Saturday, April 22, 2006

The story comes full circle.

There are still times, snuck in between 70 hours at work and the additional 6 with the triplets, that I squeeze in a real conversation, one that can stop me in my tracks and leave me itching for a keyboard to jot it all down before it leaves my head. Three weeks ago I met Jason, an Army E5 from Denver awaiting deployment to Iraq. He came into the Firerock while I was behind the bar, tagging along as a friend's wing man. He is of Thai decent, with dark sin and almond eyes, so he can easily blend into Iraqi society to gather intelligence; that's the reason he the only soldier from his unit being deployed. He said he had three weeks to go before boarding the plane. Tonight the send-off party I randomly planned ended up being just he and I. He leaves in 5 hours.

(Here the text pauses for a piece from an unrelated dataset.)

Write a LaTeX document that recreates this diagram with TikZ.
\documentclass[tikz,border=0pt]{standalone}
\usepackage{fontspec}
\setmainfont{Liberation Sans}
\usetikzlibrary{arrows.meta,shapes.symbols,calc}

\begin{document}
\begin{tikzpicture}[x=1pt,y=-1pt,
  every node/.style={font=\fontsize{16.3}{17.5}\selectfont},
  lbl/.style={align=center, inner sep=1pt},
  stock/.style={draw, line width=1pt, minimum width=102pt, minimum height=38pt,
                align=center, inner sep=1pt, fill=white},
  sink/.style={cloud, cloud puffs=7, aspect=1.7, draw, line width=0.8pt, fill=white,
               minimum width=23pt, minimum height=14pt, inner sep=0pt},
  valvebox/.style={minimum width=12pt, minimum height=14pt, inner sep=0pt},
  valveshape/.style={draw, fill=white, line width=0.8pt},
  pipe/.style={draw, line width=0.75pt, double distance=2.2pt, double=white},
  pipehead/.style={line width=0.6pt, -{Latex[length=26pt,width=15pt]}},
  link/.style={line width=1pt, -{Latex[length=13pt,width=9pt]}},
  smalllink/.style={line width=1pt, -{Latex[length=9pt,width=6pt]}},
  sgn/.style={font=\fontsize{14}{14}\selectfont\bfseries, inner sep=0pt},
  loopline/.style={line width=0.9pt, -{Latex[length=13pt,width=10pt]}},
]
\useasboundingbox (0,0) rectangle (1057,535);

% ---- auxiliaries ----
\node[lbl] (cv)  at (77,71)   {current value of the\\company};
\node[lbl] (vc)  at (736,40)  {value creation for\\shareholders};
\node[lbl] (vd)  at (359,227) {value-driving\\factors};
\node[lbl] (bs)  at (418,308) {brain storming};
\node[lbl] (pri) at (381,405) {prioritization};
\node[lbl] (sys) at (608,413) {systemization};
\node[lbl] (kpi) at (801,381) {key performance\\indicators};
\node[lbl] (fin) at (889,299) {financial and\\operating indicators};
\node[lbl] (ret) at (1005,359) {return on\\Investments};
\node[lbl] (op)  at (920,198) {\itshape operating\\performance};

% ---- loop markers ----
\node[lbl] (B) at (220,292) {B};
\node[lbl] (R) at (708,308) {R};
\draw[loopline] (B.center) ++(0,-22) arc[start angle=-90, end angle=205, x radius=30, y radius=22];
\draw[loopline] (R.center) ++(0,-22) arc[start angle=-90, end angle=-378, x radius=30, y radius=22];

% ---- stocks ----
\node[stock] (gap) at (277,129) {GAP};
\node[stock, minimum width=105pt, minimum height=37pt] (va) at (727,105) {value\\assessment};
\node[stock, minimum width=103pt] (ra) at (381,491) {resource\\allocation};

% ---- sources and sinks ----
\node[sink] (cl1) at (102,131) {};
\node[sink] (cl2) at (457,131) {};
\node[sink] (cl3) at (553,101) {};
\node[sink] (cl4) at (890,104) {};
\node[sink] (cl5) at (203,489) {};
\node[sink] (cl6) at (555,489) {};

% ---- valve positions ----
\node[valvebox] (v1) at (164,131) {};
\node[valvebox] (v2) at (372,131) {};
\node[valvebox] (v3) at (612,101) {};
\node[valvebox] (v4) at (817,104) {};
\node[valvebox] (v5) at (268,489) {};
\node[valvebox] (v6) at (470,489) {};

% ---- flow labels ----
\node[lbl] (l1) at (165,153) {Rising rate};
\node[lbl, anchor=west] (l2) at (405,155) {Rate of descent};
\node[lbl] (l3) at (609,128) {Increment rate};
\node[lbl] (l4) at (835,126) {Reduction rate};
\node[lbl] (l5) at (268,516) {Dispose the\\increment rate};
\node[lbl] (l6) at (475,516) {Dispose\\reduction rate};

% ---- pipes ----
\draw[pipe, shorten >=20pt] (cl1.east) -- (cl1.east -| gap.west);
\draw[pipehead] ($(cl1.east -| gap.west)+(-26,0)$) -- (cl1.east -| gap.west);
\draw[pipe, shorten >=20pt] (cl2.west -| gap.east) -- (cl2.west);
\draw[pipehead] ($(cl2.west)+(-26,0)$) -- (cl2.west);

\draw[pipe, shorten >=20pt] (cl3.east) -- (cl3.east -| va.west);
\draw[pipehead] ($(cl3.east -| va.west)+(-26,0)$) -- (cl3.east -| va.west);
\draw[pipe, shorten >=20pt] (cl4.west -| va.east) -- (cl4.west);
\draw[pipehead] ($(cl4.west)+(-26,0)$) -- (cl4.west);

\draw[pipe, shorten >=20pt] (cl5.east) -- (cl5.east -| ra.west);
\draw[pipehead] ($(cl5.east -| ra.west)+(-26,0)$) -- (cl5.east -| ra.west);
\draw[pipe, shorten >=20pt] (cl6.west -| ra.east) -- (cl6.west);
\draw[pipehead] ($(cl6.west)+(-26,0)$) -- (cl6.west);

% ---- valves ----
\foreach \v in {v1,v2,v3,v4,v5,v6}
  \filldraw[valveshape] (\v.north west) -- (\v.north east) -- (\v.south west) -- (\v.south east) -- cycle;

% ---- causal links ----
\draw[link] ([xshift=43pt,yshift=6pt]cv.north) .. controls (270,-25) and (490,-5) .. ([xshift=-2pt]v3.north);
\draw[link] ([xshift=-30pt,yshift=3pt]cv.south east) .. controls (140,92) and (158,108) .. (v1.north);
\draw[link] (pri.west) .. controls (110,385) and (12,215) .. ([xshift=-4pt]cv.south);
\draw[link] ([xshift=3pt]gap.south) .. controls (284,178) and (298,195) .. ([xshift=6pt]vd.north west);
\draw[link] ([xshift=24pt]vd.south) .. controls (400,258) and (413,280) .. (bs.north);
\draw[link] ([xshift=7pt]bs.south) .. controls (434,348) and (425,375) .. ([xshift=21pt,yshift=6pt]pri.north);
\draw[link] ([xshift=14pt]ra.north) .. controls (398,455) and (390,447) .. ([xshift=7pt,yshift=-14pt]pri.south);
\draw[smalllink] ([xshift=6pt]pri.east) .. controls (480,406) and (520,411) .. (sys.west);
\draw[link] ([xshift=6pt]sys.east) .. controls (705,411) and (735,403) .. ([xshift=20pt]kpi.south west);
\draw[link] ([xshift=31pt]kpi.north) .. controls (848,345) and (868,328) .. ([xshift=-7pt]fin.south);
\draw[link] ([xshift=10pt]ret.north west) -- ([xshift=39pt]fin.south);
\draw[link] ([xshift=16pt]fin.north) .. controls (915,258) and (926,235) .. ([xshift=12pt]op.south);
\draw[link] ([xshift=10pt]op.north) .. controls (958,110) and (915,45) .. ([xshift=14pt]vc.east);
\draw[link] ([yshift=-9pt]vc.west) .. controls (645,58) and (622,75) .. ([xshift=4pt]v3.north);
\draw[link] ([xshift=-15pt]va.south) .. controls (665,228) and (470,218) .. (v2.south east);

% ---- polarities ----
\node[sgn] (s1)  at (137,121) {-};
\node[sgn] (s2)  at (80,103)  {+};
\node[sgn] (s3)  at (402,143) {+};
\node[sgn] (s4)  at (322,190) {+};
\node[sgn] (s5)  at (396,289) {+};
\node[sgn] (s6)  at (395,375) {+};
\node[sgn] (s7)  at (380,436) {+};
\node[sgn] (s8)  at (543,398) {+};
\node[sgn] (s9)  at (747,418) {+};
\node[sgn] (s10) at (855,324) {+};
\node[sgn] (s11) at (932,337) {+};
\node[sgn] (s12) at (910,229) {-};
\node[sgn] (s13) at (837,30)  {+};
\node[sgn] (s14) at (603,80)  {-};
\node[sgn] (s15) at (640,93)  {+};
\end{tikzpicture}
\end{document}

I like blindsiding people with quirky questions when I can't think of anything else to say, like, "What age did you discover where babies came from?" or, "Where would you go if money was no object?" Tonight it was, "If you had to pick, what would you say is your favorite memory ever?"
"I.... can't think of anything...." he said. "What about you? You first."
I launched into the story of Richard And The Night Of Arkansas Four-Wheelin'. Before I could get to the part about walking face-first into a cow, he remarked, "that guy sounds like my grandfather."
I teased, "Is your grandfather an Thai redneck?"
"No, he's white, he lives in Georgia...." The more I listened, the more he offered. That was the send-off party I really wanted, actually -- just to listen to him wax poetic for hours before being sent off to war. I got my wish.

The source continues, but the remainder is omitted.